Publicity and confidentiality

What publicity is given to the process and how do you protect commercial information, including business secrets, from disclosure?

The Commission has fixed the form and content of the public announcement of the concentrations subject to pre-merger control by the notifying party in the daily press. This announcement should take place immediately after notification. This announcement is also uploaded to the Commission’s website so that any interested party may submit observations or information on the notified concentration.

The decisions of the Commission are published in the Government Gazette. Commercial information, including business secrets, are protected from disclosure under article 28 of the Regulation of Operation and Administration of the Competition Commission.

Cross-border regulatory cooperation

Do the authorities cooperate with antitrust authorities in other jurisdictions?

Under the Competition Law, the Commission assists the European Commission in investigations carried out on the basis of EU provisions. Decisions of antitrust authorities of other member states play a crucial role in the Commission’s assessment of the concentration. The Commission keeps records of concentrations subject to multiple filings in the context of the Network of European Competition Authorities (ECAs) and cooperates with ECAs regarding merger control.

Judicial review

Available avenues

What are the opportunities for appeal or judicial review?

Decisions of the Commission are subject to appeal before the Administrative Appeal Court of Athens. This appeal does not automatically suspend the enforcement of the contested decision, but a petition to this effect may be submitted to the Appeal Court, which may grant a suspension of the whole or part of the appealed decision, provided serious reasons exist. If the appealed decision imposes a fine, the Appeal Court may suspend only up to 80 per cent of the fine.

A recourse for judicial review of the Appeal Court’s decision may be filed before the supreme administrative court, the Council of State, on points of law and procedure.

The Commission seems to recognise the possibility for third parties to request by way of a petition to the Commission the revocation of a decision it has issued approving a concentration, if this decision has been based on inaccurate or misleading information. In such case, the Commission may issue a new decision. However, this possibility is only available if the applicant can invoke a specific damage that it will suffer as a result of the approved concentration and a causal link between such damage and the issued decision.

Time frame

What is the usual time frame for appeal or judicial review?

The time frame for an appeal before the Appeal Court is 60 days from the decision being served to the parties concerned.
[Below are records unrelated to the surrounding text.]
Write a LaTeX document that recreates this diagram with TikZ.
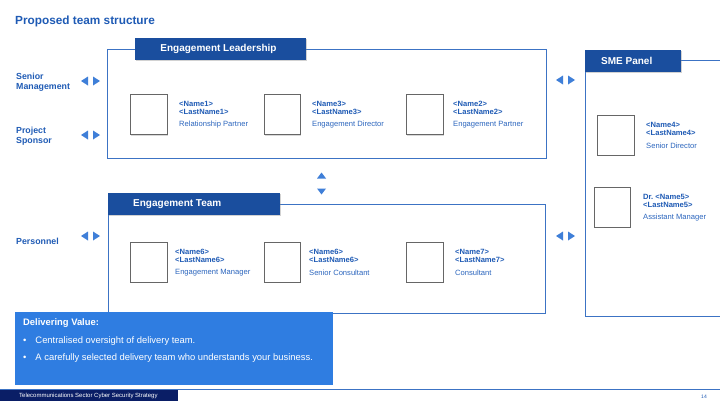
\documentclass[tikz,border=0pt]{standalone}
\usepackage{fontspec}
\setmainfont{Liberation Sans}
\usetikzlibrary{shadows}
\definecolor{tblue}{HTML}{1F5BB5}
\definecolor{rblue}{HTML}{2C66BE}
\definecolor{hdark}{HTML}{1A4E9E}
\definecolor{fline}{HTML}{3C73C4}
\definecolor{tri}{HTML}{3F7FD8}
\definecolor{dval}{HTML}{2F7DE1}
\definecolor{navy}{HTML}{0A1E66}
\tikzset{
  frame/.style={draw=fline, line width=0.8pt},
  header/.style={fill=hdark, draw=none, drop shadow={opacity=0.35, shadow xshift=1.2pt, shadow yshift=-1.2pt}},
  htext/.style={text=white, font=\bfseries\fontsize{10}{12}\selectfont, inner sep=0pt},
  photo/.style={fill=white, draw=gray!80!black, line width=0.7pt, drop shadow={opacity=0.3, shadow xshift=1pt, shadow yshift=-1pt}},
  person/.style={anchor=west, inner sep=0pt, align=left, text=tblue, font=\fontsize{7.6}{8}\selectfont},
  sidelabel/.style={anchor=west, inner sep=0pt, align=left, text=tblue, font=\bfseries\fontsize{8.8}{10}\selectfont},
  dvtext/.style={anchor=west, inner sep=0pt, text=white, font=\fontsize{9.4}{11}\selectfont},
  trifill/.style={fill=tri, draw=none}
}
\newcommand{\personinfo}[3]{\textbf{#1}\\\textbf{#2}\\[4.5pt]{\color{rblue}#3}}
\newcommand{\lrarrows}[2]{%
  \fill[trifill] (#1,#2) -- (#1+7,#2-4.5) -- (#1+7,#2+4.5) -- cycle;
  \fill[trifill] (#1+19,#2) -- (#1+12,#2-4.5) -- (#1+12,#2+4.5) -- cycle;}
\begin{document}
\begin{tikzpicture}[x=1pt,y=-1pt]
\useasboundingbox (0,0) rectangle (720,405);
\fill[white] (0,0) rectangle (720,405);

% title
\node[anchor=west, inner sep=0pt, text=tblue, font=\bfseries\fontsize{11.8}{14}\selectfont] (title) at (15,21) {Proposed team structure};

% Engagement Leadership frame
\draw[frame] (107,49) rectangle (546,158);
\path[header] (135,38) rectangle (306,60);
\node[htext] (hEL) at (218.5,49) {Engagement Leadership};

% Engagement Team frame
\draw[frame] (108,204) rectangle (545,313);
\path[header] (108,193) rectangle (280,215);
\node[htext, anchor=west] (hET) at (133,204) {Engagement Team};

% SME panel frame
\draw[frame] (730,60) -- (585,60) -- (585,316) -- (730,316);
\path[header] (585,50) rectangle (681,72);
\node[htext, anchor=west] (hSME) at (601,61) {SME Panel};

% side labels
\node[sidelabel] (sm) at (16,82.5) {Senior\\Management};
\node[sidelabel] (ps) at (16,136.5) {Project\\Sponsor};
\node[sidelabel] (pe) at (16,241) {Personnel};
\lrarrows{81}{81}
\lrarrows{81}{135}
\lrarrows{81}{236}
\lrarrows{556}{80}
\lrarrows{556}{236}
% up/down
\fill[trifill] (321.5,172.5) -- (317,178.5) -- (326,178.5) -- cycle;
\fill[trifill] (321.5,194.5) -- (317,188.5) -- (326,188.5) -- cycle;

% photos leadership
\path[photo] (130,94) rectangle (167,134.5);
\path[photo] (264,94) rectangle (300,134.5);
\path[photo] (406,94) rectangle (443,134.5);
\node[person] (p1) at (179,114.5) {\personinfo{<Name1>}{<LastName1>}{Relationship Partner}};
\node[person] (p3) at (312,114.5) {\personinfo{<Name3>}{<LastName3>}{Engagement Director}};
\node[person] (p2) at (453,114.5) {\personinfo{<Name2>}{<LastName2>}{Engagement Partner}};

% photos team
\path[photo] (130,242) rectangle (167,282);
\path[photo] (264,242) rectangle (300,282);
\path[photo] (406,242) rectangle (443,282);
\node[person] (p6) at (175,262.5) {\personinfo{<Name6>}{<LastName6>}{Engagement Manager}};
\node[person] (p6b) at (309,262.5) {\personinfo{<Name6>}{<LastName6>}{Senior Consultant}};
\node[person] (p7) at (455,262.5) {\personinfo{<Name7>}{<LastName7>}{Consultant}};

% SME photos
\path[photo] (597,115) rectangle (634,155);
\path[photo] (594,187) rectangle (630,227);
\node[person] (p4) at (646,135.5) {\personinfo{<Name4>}{<LastName4>}{Senior Director}};
\node[person] (p5) at (643,207.5) {\personinfo{Dr.\ <Name5>}{<LastName5>}{Assistant Manager}};

% Delivering value box
\fill[dval] (15,312) rectangle (333,385);
\node[dvtext, font=\bfseries\fontsize{9.4}{11}\selectfont] (dvt) at (23,323.5) {Delivering Value:};
\node[dvtext] (b1) at (23,341.5) {\textbullet\hspace{9pt}Centralised oversight of delivery team.};
\node[dvtext] (b2) at (23,358) {\textbullet\hspace{9pt}A carefully selected delivery team who understands your business.};

% footer
\draw[fline, line width=0.8pt] (0,389.5) -- (720,389.5);
\fill[navy] (0,390) rectangle (178,401);
\node[anchor=west, inner sep=0pt, text=white, font=\fontsize{6}{7}\selectfont] (ft) at (19,395.5) {Telecommunications Sector Cyber Security Strategy};
\node[anchor=center, inner sep=0pt, text=tblue, font=\fontsize{5}{6}\selectfont] (pg) at (704,397) {14};
\end{tikzpicture}
\end{document}
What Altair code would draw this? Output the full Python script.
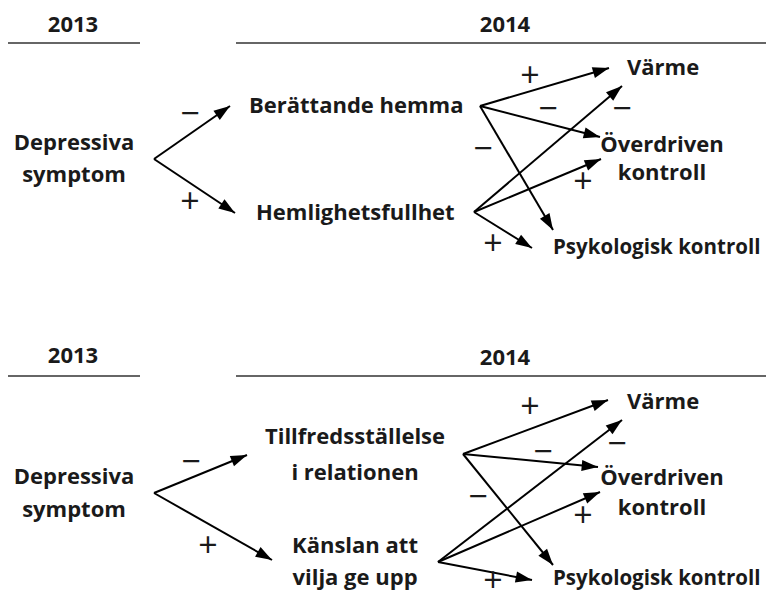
import math
import altair as alt
import pandas as pd

FONT = "Open Sans"

# ---- header labels and rules ----
year_text = ["2013", "2014", "2013", "2014"]
year_x = [73, 505, 73, 505]
year_y = [25, 25, 356, 358]

rule_x1 = [7, 236, 7, 236]
rule_x2 = [140, 766, 140, 766]
rule_y = [43, 43, 376, 376]

# ---- node labels ----
node_text = [
    "Depressiva", "symptom", "Berättande hemma", "Hemlighetsfullhet",
    "Värme", "Överdriven", "kontroll", "Psykologisk kontroll",
    "Depressiva", "symptom", "Tillfredsställelse", "i relationen",
    "Känslan att", "vilja ge upp",
    "Värme", "Överdriven", "kontroll", "Psykologisk kontroll",
]
node_x = [74, 74, 249, 256, 627, 662, 662, 553,
          74, 74, 355, 355, 355, 355, 627, 662, 662, 553]
node_y = [143, 175, 106, 213, 68, 145, 173, 248,
          477, 510, 437, 473, 546, 578, 402, 478, 508, 579]
node_align = ["center", "center", "left", "left", "left", "center", "center", "left",
              "center", "center", "center", "center", "center", "center",
              "left", "center", "center", "left"]

# ---- paths (source -> arrow tip) ----
edge_x1 = [154, 154, 480, 480, 480, 474, 474, 474,
           154, 154, 463, 463, 463, 438, 438, 438]
edge_y1 = [159, 159, 106, 106, 106, 212, 212, 212,
           493, 493, 454, 454, 454, 562, 562, 562]
edge_x2 = [230, 235, 609, 600, 553, 622, 601, 532,
           247, 272, 608, 598, 553, 622, 600, 532]
edge_y2 = [106, 213, 68, 137, 230, 86, 159, 248,
           455, 560, 400, 467, 565, 420, 492, 580]

# ---- signs ----
sign_text = ["−", "+", "+", "−", "−", "−", "+", "+",
             "−", "+", "+", "−", "−", "−", "+", "+"]
sign_x = [190, 190, 530, 548, 483, 622, 583, 493,
          191, 208, 530, 543, 478, 617, 583, 493]
sign_y = [115, 203, 77, 110, 150, 110, 183, 245,
          463, 547, 408, 453, 498, 445, 517, 582]

years = pd.DataFrame({"t": year_text, "x": year_x, "y": year_y})
rules = pd.DataFrame({"x": rule_x1, "x2": rule_x2, "y": rule_y})
nodes = pd.DataFrame({"t": node_text, "x": node_x, "y": node_y, "a": node_align})
edges = pd.DataFrame({"x": edge_x1, "y": edge_y1, "x2": edge_x2, "y2": edge_y2})
edges["angle"] = [
    (math.degrees(math.atan2(x2 - x1, -(y2 - y1))) + 360) % 360
    for x1, y1, x2, y2 in zip(edge_x1, edge_y1, edge_x2, edge_y2)
]
signs = pd.DataFrame({"t": sign_text, "x": sign_x, "y": sign_y})

W, H = 759, 582
xs = alt.Scale(domain=[8, 8 + W], nice=False, zero=False)
ys = alt.Scale(domain=[8, 8 + H], nice=False, zero=False, reverse=True)
X = lambda f="x": alt.X(f"{f}:Q", scale=xs, axis=None)
Y = lambda f="y": alt.Y(f"{f}:Q", scale=ys, axis=None)

rule_layer = alt.Chart(rules).mark_rule(color="#333333", strokeWidth=1.6).encode(
    x=X(), x2="x2:Q", y=Y()
)
year_layer = alt.Chart(years).mark_text(
    font=FONT, fontSize=22, fontWeight="bold", color="#1a1a1a", baseline="middle"
).encode(x=X(), y=Y(), text="t:N")

edge_layer = alt.Chart(edges).mark_rule(color="#000000", strokeWidth=2).encode(
    x=X(), y=Y(), x2="x2:Q", y2="y2:Q"
)
head_layer = alt.Chart(edges).mark_point(
    shape="M0,0L-0.75,2.2L0.75,2.2Z", filled=True, size=220, color="#000000", opacity=1
).encode(x=X("x2"), y=Y("y2"), angle=alt.Angle("angle:Q", scale=None))

LONG = "Psykologisk kontroll"
node_layers = []
for al in ["left", "center"]:
    sub = nodes[(nodes["a"] == al) & (nodes["t"] != LONG)]
    node_layers.append(
        alt.Chart(sub).mark_text(
            font=FONT, fontSize=22, fontWeight="bold", color="#1a1a1a",
            baseline="middle", align=al
        ).encode(x=X(), y=Y(), text="t:N")
    )
node_layers.append(
    alt.Chart(nodes[nodes["t"] == LONG]).mark_text(
        font=FONT, fontSize=20.5, fontWeight="bold", color="#1a1a1a",
        baseline="middle", align="left"
    ).encode(x=X(), y=Y(), text="t:N")
)

sign_layer = alt.Chart(signs).mark_text(
    font=FONT, fontSize=34, color="#1a1a1a", baseline="middle", align="center"
).encode(x=X(), y=Y(), text="t:N")

chart = alt.layer(
    rule_layer, year_layer, edge_layer, head_layer, *node_layers, sign_layer
).properties(
    width=W, height=H, padding=0, autosize=alt.AutoSizeParams(type="none"),
    background="white"
).configure_view(stroke=None)

chart.save("out.html", embed_options={"renderer": "svg", "actions": False})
The term for recourse before the Council of State is 60 days from the Appeal Court’s decision being served. It may take more than a year for the Appeal Court to deliver its decision and even longer for the Council of State.

Enforcement practice and future developments

Enforcement record

What is the recent enforcement record and what are the current enforcement concerns of the authorities?

The Commission has, to date, never prohibited a foreign-to-foreign merger, but has imposed fines for failure to notify and for early closing.

Given the increased concentration occurring in the supermarket sector, the Commission had the opportunity in 2014-2015 to deal with a number of transactions in this sector that were approved at Phase I.

Reform proposals

Are there current proposals to change the legislation?

There have been no developments in merger control legislation the past year.

Update and trends

Key developments of the past year

What were the key cases, decisions, judgments and policy and legislative developments of the past year?

Key developments of the past year36 What were the key cases, decisions, judgments and policy and legislative developments of the past year?

The President of the Commission has changed in 2019, following the expiry of the term of office of Mr Dimitris Kiritsakis. Since January 2019, the President is Mrs Vasiliki Thanou, previously President of the Supreme Court. Also, two new rapporteurs have been appointed, Mr Ioannis Pavlovits and Mr Ioannis Stefatos, while the other two are Mr Nicolaos Zevgolis and Mr Panagiotis Fotis. The Vice President is Mrs Anna Nakou.